### Exercise task:
Take the listing from its first line through the line that contains "marker_lbl = ['1', '2', '3']" and please retype those lines exactly, leaving out the pictures.

[Plotting code records]
========

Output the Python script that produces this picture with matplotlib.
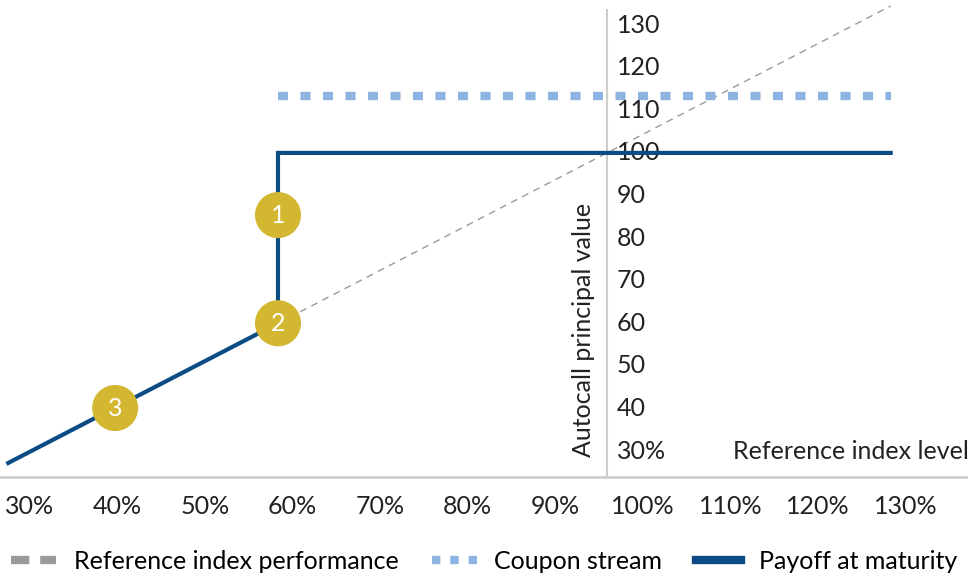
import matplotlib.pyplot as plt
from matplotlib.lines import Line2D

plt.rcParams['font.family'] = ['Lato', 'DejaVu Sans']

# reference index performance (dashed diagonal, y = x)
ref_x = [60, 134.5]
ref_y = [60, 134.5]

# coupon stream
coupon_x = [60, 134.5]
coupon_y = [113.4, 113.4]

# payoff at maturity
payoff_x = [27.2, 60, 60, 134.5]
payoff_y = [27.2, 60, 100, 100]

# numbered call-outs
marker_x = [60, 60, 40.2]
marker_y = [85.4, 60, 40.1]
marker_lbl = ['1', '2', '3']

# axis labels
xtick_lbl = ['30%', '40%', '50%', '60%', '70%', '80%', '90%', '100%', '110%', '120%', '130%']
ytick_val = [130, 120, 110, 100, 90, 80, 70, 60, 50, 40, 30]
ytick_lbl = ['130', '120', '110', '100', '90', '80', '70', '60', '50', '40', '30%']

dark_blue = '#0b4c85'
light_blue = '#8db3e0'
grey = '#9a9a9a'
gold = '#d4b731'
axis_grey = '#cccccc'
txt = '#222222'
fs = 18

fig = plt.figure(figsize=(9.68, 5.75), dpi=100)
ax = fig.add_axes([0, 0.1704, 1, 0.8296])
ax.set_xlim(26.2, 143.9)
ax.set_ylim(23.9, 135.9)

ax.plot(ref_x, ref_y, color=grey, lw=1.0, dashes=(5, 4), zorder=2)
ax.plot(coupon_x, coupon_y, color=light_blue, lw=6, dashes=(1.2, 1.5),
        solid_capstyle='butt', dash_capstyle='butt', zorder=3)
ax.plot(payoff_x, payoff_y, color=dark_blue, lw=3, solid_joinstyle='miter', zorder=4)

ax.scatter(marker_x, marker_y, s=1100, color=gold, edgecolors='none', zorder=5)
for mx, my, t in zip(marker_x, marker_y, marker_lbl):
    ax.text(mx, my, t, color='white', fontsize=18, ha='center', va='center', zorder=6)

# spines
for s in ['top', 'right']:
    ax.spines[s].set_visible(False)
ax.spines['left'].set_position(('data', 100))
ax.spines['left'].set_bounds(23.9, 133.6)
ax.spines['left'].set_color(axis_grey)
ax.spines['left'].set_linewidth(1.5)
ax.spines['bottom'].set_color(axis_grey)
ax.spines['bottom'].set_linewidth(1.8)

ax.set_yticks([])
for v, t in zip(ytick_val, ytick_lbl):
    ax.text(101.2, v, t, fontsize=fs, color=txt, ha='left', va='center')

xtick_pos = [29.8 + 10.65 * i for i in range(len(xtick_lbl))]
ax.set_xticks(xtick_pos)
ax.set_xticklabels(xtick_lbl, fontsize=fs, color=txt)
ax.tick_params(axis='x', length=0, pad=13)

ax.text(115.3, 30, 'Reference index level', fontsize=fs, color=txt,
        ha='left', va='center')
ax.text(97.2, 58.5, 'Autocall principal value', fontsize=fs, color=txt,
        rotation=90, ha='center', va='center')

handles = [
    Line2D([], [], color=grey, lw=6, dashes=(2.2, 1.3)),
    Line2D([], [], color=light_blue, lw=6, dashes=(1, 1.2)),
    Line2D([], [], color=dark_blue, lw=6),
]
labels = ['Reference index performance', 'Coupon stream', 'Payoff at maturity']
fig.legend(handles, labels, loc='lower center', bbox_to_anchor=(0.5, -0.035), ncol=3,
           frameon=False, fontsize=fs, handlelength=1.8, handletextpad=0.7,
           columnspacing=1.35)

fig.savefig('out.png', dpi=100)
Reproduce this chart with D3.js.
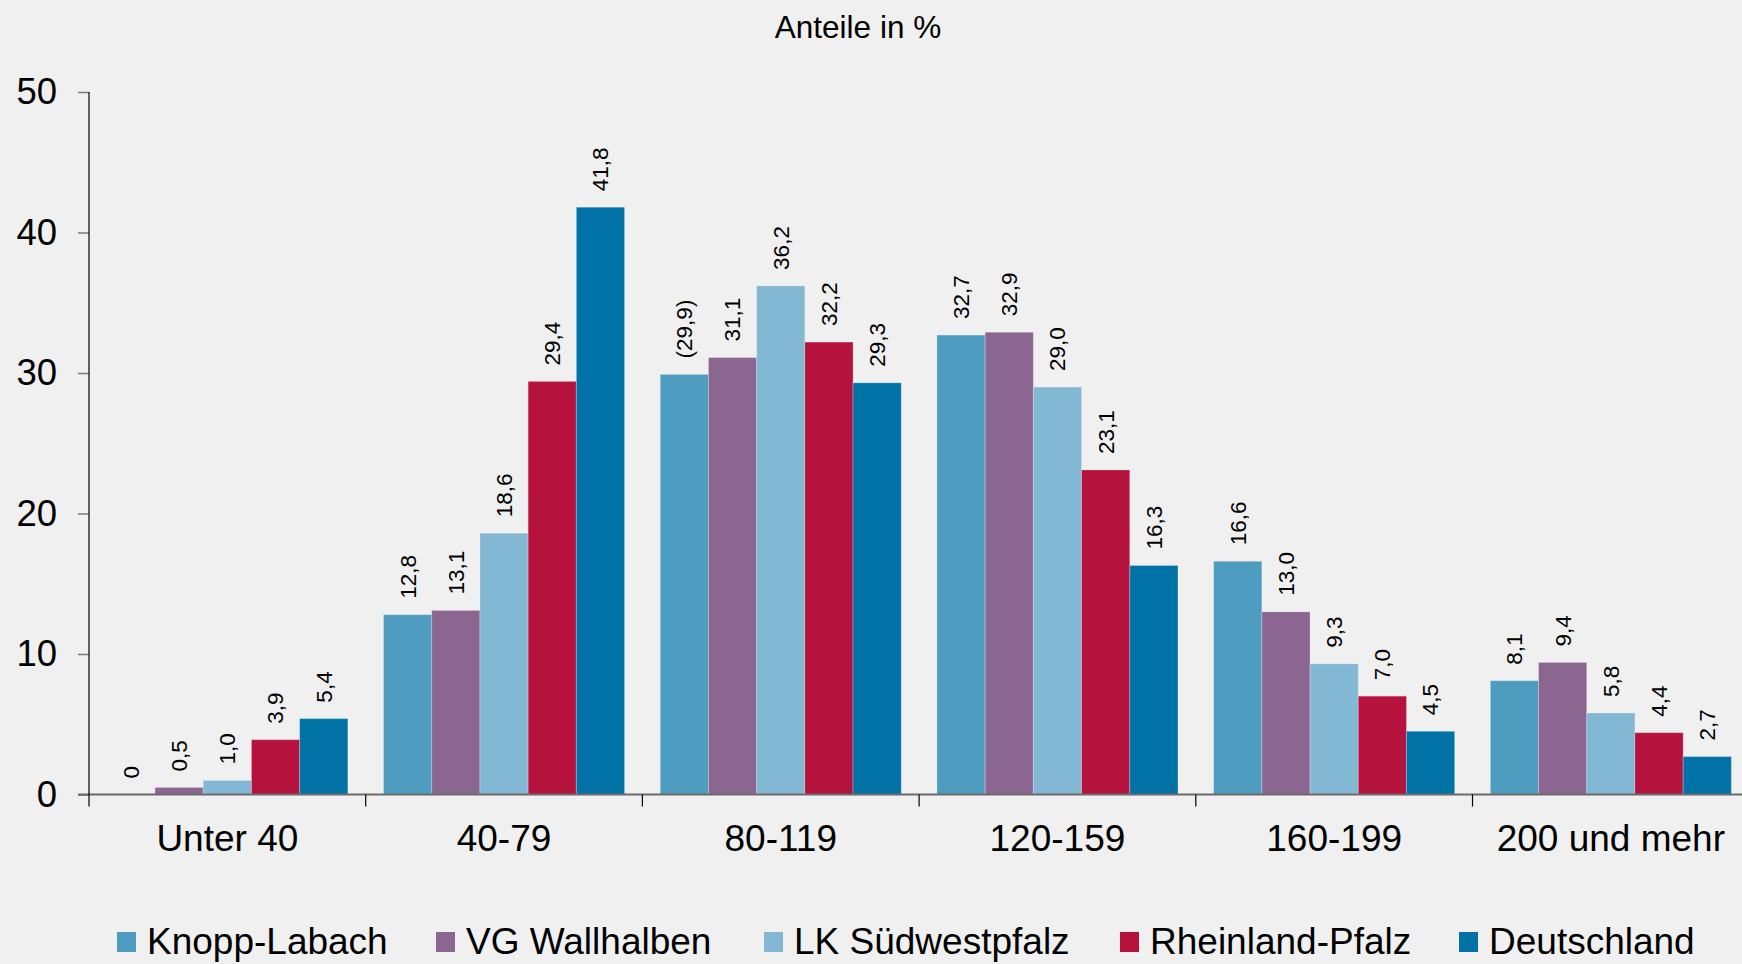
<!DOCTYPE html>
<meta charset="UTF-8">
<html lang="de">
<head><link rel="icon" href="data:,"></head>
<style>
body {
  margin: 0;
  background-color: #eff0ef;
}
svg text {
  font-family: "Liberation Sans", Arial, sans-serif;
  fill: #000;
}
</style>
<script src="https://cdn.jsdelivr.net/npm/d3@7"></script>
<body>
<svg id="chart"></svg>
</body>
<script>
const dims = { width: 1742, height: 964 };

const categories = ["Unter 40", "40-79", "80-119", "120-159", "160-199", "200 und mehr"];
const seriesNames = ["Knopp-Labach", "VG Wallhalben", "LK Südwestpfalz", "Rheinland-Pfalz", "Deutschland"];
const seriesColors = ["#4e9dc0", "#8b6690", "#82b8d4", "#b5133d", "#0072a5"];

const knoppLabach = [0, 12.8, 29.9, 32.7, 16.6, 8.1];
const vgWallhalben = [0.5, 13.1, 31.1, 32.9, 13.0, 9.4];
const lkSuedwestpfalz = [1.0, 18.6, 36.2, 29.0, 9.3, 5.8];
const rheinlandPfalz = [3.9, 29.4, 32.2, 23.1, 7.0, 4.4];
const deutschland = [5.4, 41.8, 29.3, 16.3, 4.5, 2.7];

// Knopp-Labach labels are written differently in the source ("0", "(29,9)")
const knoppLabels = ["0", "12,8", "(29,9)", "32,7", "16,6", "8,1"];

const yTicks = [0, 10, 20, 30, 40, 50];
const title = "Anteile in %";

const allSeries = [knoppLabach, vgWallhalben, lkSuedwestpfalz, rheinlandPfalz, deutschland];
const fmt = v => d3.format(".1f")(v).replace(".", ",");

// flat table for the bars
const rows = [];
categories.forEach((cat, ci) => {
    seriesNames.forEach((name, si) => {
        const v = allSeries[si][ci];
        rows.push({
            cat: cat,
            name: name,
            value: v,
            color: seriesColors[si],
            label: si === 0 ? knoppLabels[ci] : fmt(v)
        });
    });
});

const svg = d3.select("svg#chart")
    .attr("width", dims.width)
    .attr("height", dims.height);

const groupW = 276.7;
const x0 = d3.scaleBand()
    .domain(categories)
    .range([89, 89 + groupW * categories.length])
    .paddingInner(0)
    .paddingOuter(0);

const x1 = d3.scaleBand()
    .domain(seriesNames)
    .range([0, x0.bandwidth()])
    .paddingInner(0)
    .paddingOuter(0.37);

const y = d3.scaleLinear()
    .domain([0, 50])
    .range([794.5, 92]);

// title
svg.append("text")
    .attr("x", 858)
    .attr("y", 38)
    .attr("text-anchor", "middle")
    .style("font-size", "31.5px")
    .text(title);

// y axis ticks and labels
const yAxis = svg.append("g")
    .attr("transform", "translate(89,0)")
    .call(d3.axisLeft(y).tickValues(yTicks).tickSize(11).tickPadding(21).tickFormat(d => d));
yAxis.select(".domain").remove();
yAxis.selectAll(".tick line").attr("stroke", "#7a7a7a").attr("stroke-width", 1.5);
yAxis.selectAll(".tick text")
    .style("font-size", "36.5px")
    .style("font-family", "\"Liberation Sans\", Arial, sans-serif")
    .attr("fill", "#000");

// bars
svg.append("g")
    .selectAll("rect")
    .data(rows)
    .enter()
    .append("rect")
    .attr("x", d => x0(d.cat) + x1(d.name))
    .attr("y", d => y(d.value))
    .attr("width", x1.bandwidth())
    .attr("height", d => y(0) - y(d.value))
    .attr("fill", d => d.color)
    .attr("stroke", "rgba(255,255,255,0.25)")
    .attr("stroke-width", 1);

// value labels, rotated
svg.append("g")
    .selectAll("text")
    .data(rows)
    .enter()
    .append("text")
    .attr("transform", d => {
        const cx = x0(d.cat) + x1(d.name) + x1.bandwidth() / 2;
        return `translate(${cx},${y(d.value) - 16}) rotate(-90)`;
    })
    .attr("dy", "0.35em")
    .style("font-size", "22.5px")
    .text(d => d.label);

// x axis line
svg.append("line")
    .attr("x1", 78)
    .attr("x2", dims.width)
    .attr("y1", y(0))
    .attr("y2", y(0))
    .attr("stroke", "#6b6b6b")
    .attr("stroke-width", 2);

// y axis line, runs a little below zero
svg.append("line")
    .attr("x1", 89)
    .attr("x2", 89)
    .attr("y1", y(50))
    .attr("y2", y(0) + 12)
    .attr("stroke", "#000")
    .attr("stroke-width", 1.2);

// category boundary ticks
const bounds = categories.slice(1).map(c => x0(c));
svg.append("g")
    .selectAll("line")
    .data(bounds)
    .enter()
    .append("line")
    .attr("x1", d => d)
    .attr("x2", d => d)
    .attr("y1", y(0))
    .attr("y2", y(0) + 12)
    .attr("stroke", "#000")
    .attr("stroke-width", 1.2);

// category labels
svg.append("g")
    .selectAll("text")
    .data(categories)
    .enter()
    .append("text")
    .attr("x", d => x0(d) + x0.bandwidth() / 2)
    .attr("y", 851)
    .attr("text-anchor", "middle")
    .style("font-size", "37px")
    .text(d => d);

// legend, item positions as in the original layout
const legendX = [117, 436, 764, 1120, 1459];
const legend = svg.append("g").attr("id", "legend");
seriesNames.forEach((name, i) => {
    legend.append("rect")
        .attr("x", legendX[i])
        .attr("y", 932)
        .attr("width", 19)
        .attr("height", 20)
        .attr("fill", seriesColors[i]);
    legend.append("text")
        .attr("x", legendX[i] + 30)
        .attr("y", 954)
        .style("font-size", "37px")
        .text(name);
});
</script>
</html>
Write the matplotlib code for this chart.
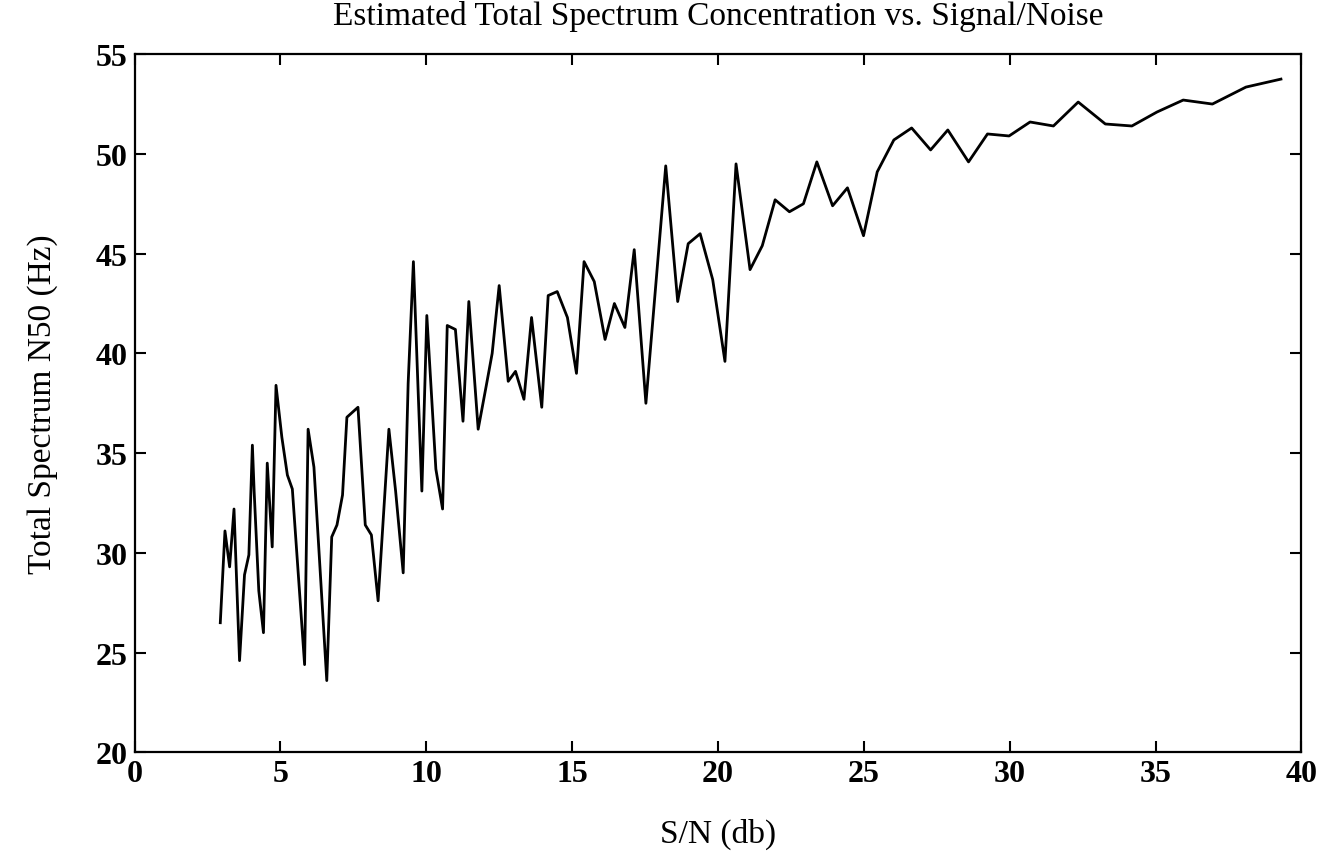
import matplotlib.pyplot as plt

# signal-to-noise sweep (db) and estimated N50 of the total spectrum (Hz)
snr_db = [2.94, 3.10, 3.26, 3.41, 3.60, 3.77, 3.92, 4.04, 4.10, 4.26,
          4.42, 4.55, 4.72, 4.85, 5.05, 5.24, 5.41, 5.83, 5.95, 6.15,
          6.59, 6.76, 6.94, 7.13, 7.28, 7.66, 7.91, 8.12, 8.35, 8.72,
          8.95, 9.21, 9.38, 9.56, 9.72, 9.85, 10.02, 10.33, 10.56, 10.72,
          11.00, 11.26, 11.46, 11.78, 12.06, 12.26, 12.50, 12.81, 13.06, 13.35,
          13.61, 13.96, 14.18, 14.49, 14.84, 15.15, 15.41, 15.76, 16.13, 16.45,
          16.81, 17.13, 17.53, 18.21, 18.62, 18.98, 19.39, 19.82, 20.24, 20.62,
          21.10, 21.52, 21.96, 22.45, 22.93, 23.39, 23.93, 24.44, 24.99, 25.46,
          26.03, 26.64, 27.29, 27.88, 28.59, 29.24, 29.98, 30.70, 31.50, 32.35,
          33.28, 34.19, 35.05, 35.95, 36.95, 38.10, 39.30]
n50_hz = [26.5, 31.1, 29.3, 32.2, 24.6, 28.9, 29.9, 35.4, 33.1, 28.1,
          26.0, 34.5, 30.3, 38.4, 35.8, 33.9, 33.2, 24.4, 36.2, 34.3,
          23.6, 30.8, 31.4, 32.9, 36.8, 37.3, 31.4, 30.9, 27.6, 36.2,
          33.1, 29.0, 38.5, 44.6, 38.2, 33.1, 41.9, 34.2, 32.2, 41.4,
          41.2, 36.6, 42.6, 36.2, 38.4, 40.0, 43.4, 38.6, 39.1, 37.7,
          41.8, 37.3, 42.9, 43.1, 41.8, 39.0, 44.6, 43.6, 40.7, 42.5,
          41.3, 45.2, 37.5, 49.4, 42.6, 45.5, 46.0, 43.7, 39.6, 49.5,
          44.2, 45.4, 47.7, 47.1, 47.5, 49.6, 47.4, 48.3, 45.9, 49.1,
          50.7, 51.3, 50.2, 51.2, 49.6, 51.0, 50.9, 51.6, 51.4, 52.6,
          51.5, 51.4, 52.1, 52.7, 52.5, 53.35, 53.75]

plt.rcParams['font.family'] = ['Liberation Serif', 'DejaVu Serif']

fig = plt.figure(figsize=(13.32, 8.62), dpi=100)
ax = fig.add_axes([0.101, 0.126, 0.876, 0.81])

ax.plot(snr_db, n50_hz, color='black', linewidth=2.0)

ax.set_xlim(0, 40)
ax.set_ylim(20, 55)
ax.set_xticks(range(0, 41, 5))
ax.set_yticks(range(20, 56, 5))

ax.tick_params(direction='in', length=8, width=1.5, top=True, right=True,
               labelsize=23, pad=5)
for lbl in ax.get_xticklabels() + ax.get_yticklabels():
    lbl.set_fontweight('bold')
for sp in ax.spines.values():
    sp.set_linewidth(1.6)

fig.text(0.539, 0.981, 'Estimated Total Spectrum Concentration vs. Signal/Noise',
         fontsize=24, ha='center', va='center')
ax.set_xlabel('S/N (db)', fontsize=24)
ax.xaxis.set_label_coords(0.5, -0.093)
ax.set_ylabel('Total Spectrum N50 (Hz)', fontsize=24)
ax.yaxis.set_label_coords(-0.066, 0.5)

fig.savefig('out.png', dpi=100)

========

### Solution to the exercise:
Output the Python script that produces this picture with matplotlib.
import matplotlib.pyplot as plt
from matplotlib.lines import Line2D

plt.rcParams['font.family'] = ['Lato', 'DejaVu Sans']

# reference index performance (dashed diagonal, y = x)
ref_x = [60, 134.5]
ref_y = [60, 134.5]

# coupon stream
coupon_x = [60, 134.5]
coupon_y = [113.4, 113.4]

# payoff at maturity
payoff_x = [27.2, 60, 60, 134.5]
payoff_y = [27.2, 60, 100, 100]

# numbered call-outs
marker_x = [60, 60, 40.2]
marker_y = [85.4, 60, 40.1]
marker_lbl = ['1', '2', '3']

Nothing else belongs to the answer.